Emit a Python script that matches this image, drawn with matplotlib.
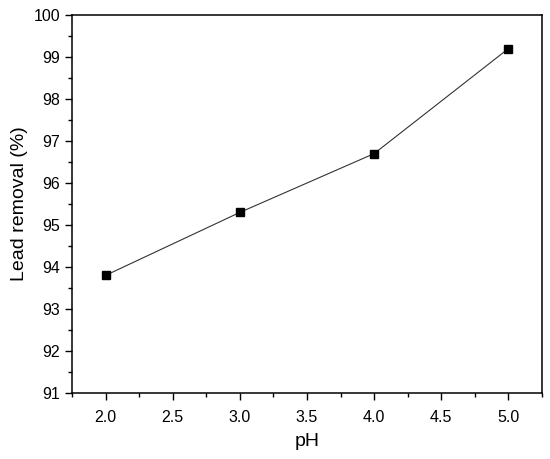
import matplotlib
matplotlib.use("Agg")
import matplotlib.pyplot as plt
from matplotlib.ticker import MultipleLocator

# data
ph = [2.0, 3.0, 4.0, 5.0]
removal = [93.8, 95.3, 96.7, 99.2]

plt.rcParams['font.family'] = ['Liberation Sans', 'DejaVu Sans']

fig = plt.figure(figsize=(5.5, 4.59), dpi=100)
ax = fig.add_axes([72 / 550, 1 - 393 / 459, 470 / 550, 378 / 459])

ax.plot(ph, removal, '-', color='#333333', lw=0.8,
        marker='s', ms=6, mfc='black', mec='black')

ax.set_xlim(1.75, 5.25)
ax.set_ylim(91, 100)
ax.xaxis.set_minor_locator(MultipleLocator(0.25))
ax.yaxis.set_major_locator(MultipleLocator(1))
ax.yaxis.set_minor_locator(MultipleLocator(0.5))
ax.set_xticks([2.0, 2.5, 3.0, 3.5, 4.0, 4.5, 5.0])
ax.set_xticklabels(["2.0", "2.5", "3.0", "3.5", "4.0", "4.5", "5.0"])

ax.tick_params(which='major', direction='out', length=5, width=1,
               labelsize=11.5, top=False, right=False)
ax.tick_params(axis='x', which='major', pad=7)
ax.tick_params(which='minor', direction='out', length=3, width=1,
               top=False, right=False)
for s in ax.spines.values():
    s.set_linewidth(1.1)

ax.set_xlabel("pH", fontsize=14, labelpad=6)
ax.set_ylabel("Lead removal (%)", fontsize=14)
ax.yaxis.set_label_coords(-(72 - 28) / 470, 0.5)

fig.savefig("out.png", dpi=100)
= = =
What you need to do — Give again, word for word, every line from the top of the data above to the line holding "s.set_linewidth(1.1)", inclusive, with the pictures left out.

Final result —
Emit a Python script that matches this image, drawn with matplotlib.
import matplotlib
matplotlib.use("Agg")
import matplotlib.pyplot as plt
from matplotlib.ticker import MultipleLocator

# data
ph = [2.0, 3.0, 4.0, 5.0]
removal = [93.8, 95.3, 96.7, 99.2]

plt.rcParams['font.family'] = ['Liberation Sans', 'DejaVu Sans']

fig = plt.figure(figsize=(5.5, 4.59), dpi=100)
ax = fig.add_axes([72 / 550, 1 - 393 / 459, 470 / 550, 378 / 459])

ax.plot(ph, removal, '-', color='#333333', lw=0.8,
        marker='s', ms=6, mfc='black', mec='black')

ax.set_xlim(1.75, 5.25)
ax.set_ylim(91, 100)
ax.xaxis.set_minor_locator(MultipleLocator(0.25))
ax.yaxis.set_major_locator(MultipleLocator(1))
ax.yaxis.set_minor_locator(MultipleLocator(0.5))
ax.set_xticks([2.0, 2.5, 3.0, 3.5, 4.0, 4.5, 5.0])
ax.set_xticklabels(["2.0", "2.5", "3.0", "3.5", "4.0", "4.5", "5.0"])

ax.tick_params(which='major', direction='out', length=5, width=1,
               labelsize=11.5, top=False, right=False)
ax.tick_params(axis='x', which='major', pad=7)
ax.tick_params(which='minor', direction='out', length=3, width=1,
               top=False, right=False)
for s in ax.spines.values():
    s.set_linewidth(1.1)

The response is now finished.